The Irish Question


On Saturday April 2nd, 1870, The Illustrated London News published an article about the first of The Irish Land Acts, The Landlord and Tenant Act of 1870. The Landlord and Tenant Act, though it was ultimately unsuccessful, was a major stepping stone for the Irish in terms of obtaining rights from the British. This act was so crucial to the Irish because it provided Irish tenants basic property rights and financial protection from their British landlords. In the decade prior to the act many Irish tenants were subject to exorbitant raises in the cost of their rent and even eviction in some cases. While this act may seem minor or even somewhat insignificant, it was an incredibly important moment in Irish history, especially when considering the fact that The Great Famine occurred three decades prior and nearly 25% of the Irish population either died or emigrated elsewhere. 

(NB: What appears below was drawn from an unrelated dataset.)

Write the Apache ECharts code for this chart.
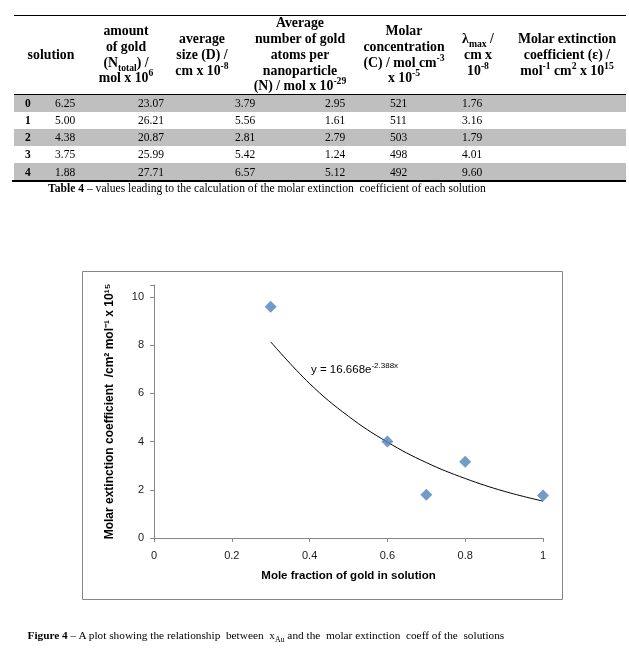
<!DOCTYPE html>
<html>
<head>
<meta charset="utf-8">
<script src="https://cdn.jsdelivr.net/npm/echarts@6/dist/echarts.min.js"></script>
<style>
  html, body { margin: 0; padding: 0; background: #fff; width: 629px; height: 654px; overflow: hidden; }
  #chart { position: absolute; left: 0; top: 0; width: 629px; height: 654px; }
  #doc { position: absolute; left: 0; top: 0; width: 629px; height: 654px; pointer-events: none;
         font-family: "Liberation Serif", "DejaVu Serif", serif; color: #000; }
  .hline { position: absolute; background: #000; }
  .band { position: absolute; background: #bfbfbf; }
  .hcell { position: absolute; display: flex; align-items: center; justify-content: center; }
  .hcell > div { text-align: center; font-weight: bold; font-size: 13.8px; line-height: 15.7px; white-space: nowrap; }
  .cell { position: absolute; font-size: 11.5px; line-height: 17px; white-space: nowrap; }
  .rowlab { font-weight: bold; }
  sup { font-size: 70%; vertical-align: super; line-height: 0; }
  sub { font-size: 70%; vertical-align: sub; line-height: 0; }
  .cap { position: absolute; white-space: nowrap; }
</style>
</head>
<body>
<div id="chart"></div>
<div id="doc"></div>
<script>
// ---- table data ----
const solutions   = ['0', '1', '2', '3', '4'];
const amountGold  = ['6.25', '5.00', '4.38', '3.75', '1.88'];
const avgSize     = ['23.07', '26.21', '20.87', '25.99', '27.71'];
const avgAtoms    = ['3.79', '5.56', '2.81', '5.42', '6.57'];
const molarConc   = ['2.95', '1.61', '2.79', '1.24', '5.12'];
const lambdaMax   = ['521', '511', '503', '498', '492'];
const extinction  = [1.76, 3.16, 1.79, 4.01, 9.60];
const headers = [
  'solution',
  'amount<br>of gold<br>(N<sub>total</sub>) /<br>mol x 10<sup>6</sup>',
  'average<br>size (D) /<br>cm x 10<sup>-8</sup>',
  'Average<br>number of gold<br>atoms per<br>nanoparticle<br>(N) / mol x 10<sup>-29</sup>',
  'Molar<br>concentration<br>(C) / mol cm<sup>-3</sup><br>x 10<sup>-5</sup>',
  'λ<sub>max</sub> /<br>cm x<br>10<sup>-8</sup>',
  'Molar extinction<br>coefficient (ε) /<br>mol<sup>-1</sup> cm<sup>2</sup> x 10<sup>15</sup>'
];
const tableCaption = '<b>Table 4</b> – values leading to the calculation of the molar extinction &nbsp;coefficient of each solution';
const figureCaption = '<b>Figure 4</b> – A plot showing the relationship &nbsp;between &nbsp;x<sub>Au</sub> and the &nbsp;molar extinction &nbsp;coeff of the &nbsp;solutions';

// ---- chart data ----
const moleFraction = [1.0, 0.8, 0.7, 0.6, 0.3];   // solutions 0..4
const trendX = [0.3, 0.4, 0.5, 0.6, 0.7, 0.8, 0.9, 1.0];
const trendY = [8.14, 6.41, 5.05, 3.98, 3.13, 2.47, 1.94, 1.53];
const xTicks = [0, 0.2, 0.4, 0.6, 0.8, 1];
const yTicks = [0, 2, 4, 6, 8, 10];
const xTitle = 'Mole fraction of gold in solution';
const yTitle = 'Molar extinction coefficient  /cm² mol⁻¹ x 10¹⁵';
const trendLabel = ['y = 16.668e', '-2.388x'];

// ---- build table (layout) ----
const doc = document.getElementById('doc');
function add(cls, style, html) {
  const d = document.createElement('div');
  d.className = cls;
  Object.assign(d.style, style);
  if (html !== undefined) d.innerHTML = html;
  doc.appendChild(d);
  return d;
}
const tblLeft = 14, tblRight = 626, headTop = 15, headBottom = 94.5, rowH = 17.2;
const headCenters = [51, 126, 202, 300, 404, 478, 567];
const headWidths  = [70, 80, 80, 120, 110, 60, 120];
headers.forEach((h, i) => add('hcell', {
  left: (headCenters[i] - headWidths[i] / 2) + 'px', width: headWidths[i] + 'px',
  top: headTop + 'px', height: (headBottom - headTop) + 'px'
}, '<div>' + h + '</div>'));
const colLeft = [25, 55, 138, 235, 325, 390, 462];
const columns = [solutions, amountGold, avgSize, avgAtoms, molarConc, lambdaMax, extinction.map(v => v.toFixed(2))];
solutions.forEach((s, r) => {
  const top = headBottom + r * rowH;
  if (r % 2 === 0) add('band', { left: tblLeft + 'px', width: (tblRight - tblLeft) + 'px', top: top + 'px', height: rowH + 'px' });
  columns.forEach((col, c) => add('cell' + (c === 0 ? ' rowlab' : ''), {
    left: colLeft[c] + 'px', top: (top + 0.2) + 'px'
  }, col[r]));
});
add('hline', { left: tblLeft + 'px', width: (tblRight - tblLeft) + 'px', top: '14.5px', height: '1.5px' });
add('hline', { left: tblLeft + 'px', width: (tblRight - tblLeft) + 'px', top: (headBottom - 0.5) + 'px', height: '1px' });
add('hline', { left: '12px', width: (tblRight - 12) + 'px', top: (headBottom + 5 * rowH - 0.5) + 'px', height: '1.5px' });
const tc = add('cap', { top: '182px', fontSize: '11.6px' }, tableCaption);
tc.style.left = (267 - tc.offsetWidth / 2) + 'px';
const fc = add('cap', { top: '629px', fontSize: '11.3px' }, figureCaption);
fc.style.left = (266 - fc.offsetWidth / 2) + 'px';

// ---- chart ----
const chart = echarts.init(document.getElementById('chart'), null, { renderer: 'canvas' });
const axisFont = { fontFamily: 'Liberation Sans', fontSize: 11, color: '#1a1a1a' };
const titleFont = { fontFamily: 'Liberation Sans', fontSize: 11.5, fontWeight: 'bold', color: '#000' };
chart.setOption({
  animation: false,
  backgroundColor: 'transparent',
  grid: { left: 154, right: 86, top: 285, bottom: 116, containLabel: false },
  graphic: [
    { type: 'rect', shape: { x: 82.5, y: 271.5, width: 480, height: 328 }, style: { fill: 'none', stroke: '#868686', lineWidth: 1 }, silent: true },
    { type: 'text', left: 311, top: 362, style: {
        text: '{a|' + trendLabel[0] + '}{b|' + trendLabel[1] + '}',
        rich: {
          a: { fontFamily: 'Liberation Sans', fontSize: 11.5, color: '#000', lineHeight: 14, verticalAlign: 'bottom' },
          b: { fontFamily: 'Liberation Sans', fontSize: 8, color: '#000', lineHeight: 14, verticalAlign: 'top' }
        } } }
  ],
  xAxis: {
    type: 'value', min: 0, max: 1, interval: 0.2,
    name: xTitle, nameLocation: 'middle', nameGap: 32, nameTextStyle: titleFont,
    axisLine: { lineStyle: { color: '#868686' } },
    axisTick: { show: true, length: 4, lineStyle: { color: '#868686' } },
    axisLabel: Object.assign({ margin: 12, formatter: v => xTicks.includes(+v.toFixed(1)) ? String(+v.toFixed(1)) : '' }, axisFont),
    splitLine: { show: false }
  },
  yAxis: {
    type: 'value', min: 0, max: 10.5, interval: 2,
    name: yTitle, nameLocation: 'middle', nameGap: 38, nameRotate: 90,
    nameTextStyle: Object.assign({}, titleFont, { fontSize: 12 }),
    axisLine: { show: true, lineStyle: { color: '#868686' } },
    axisTick: { show: true, length: 4, lineStyle: { color: '#868686' } },
    axisLabel: Object.assign({ margin: 10, formatter: v => yTicks.includes(v) ? String(v) : '' }, axisFont),
    splitLine: { show: false }
  },
  series: [
    { type: 'line', data: trendX.map((x, i) => [x, trendY[i]]), smooth: 0.4, showSymbol: false, symbol: 'none',
      lineStyle: { color: '#000', width: 1 }, z: 2, silent: true },
    { type: 'scatter', data: moleFraction.map((x, i) => [x, extinction[i]]), symbol: 'diamond', symbolSize: 12,
      itemStyle: { color: '#4F81BD' }, z: 3 }
  ]
});
</script>
</body>
</html>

This article is particularly interesting because it was published months before the bill was actually passed, and the author voices the concerns of many British citizens regarding the bill. The author begins the article by stating that “Ireland is now everybody's greatest difficulty in political contemplation,” capturing the resentment of the bill by the British commonwealth. Rather than discuss what the bill entailed the author elected to write about an increase of violence in certain areas of Ireland, referring to the Irish as “lurking assassins, the midnight gangs of truculent savages.” The author ends the article with the sentence “eloquence, indeed is the Irishman’s worst enemy, as whisky was thought to be in a former age; it is quite as certain to poison his life, and to steal away his brains, if he once gets addicted to the taste in his mouth.” This article is appalling, with hateful propaganda like this being published by British newspapers on a regular basis, shaping the opinions of its readers with this racist rhetoric, it is no wonder that the Irish remained under the oppressive British rule for as long as it they did.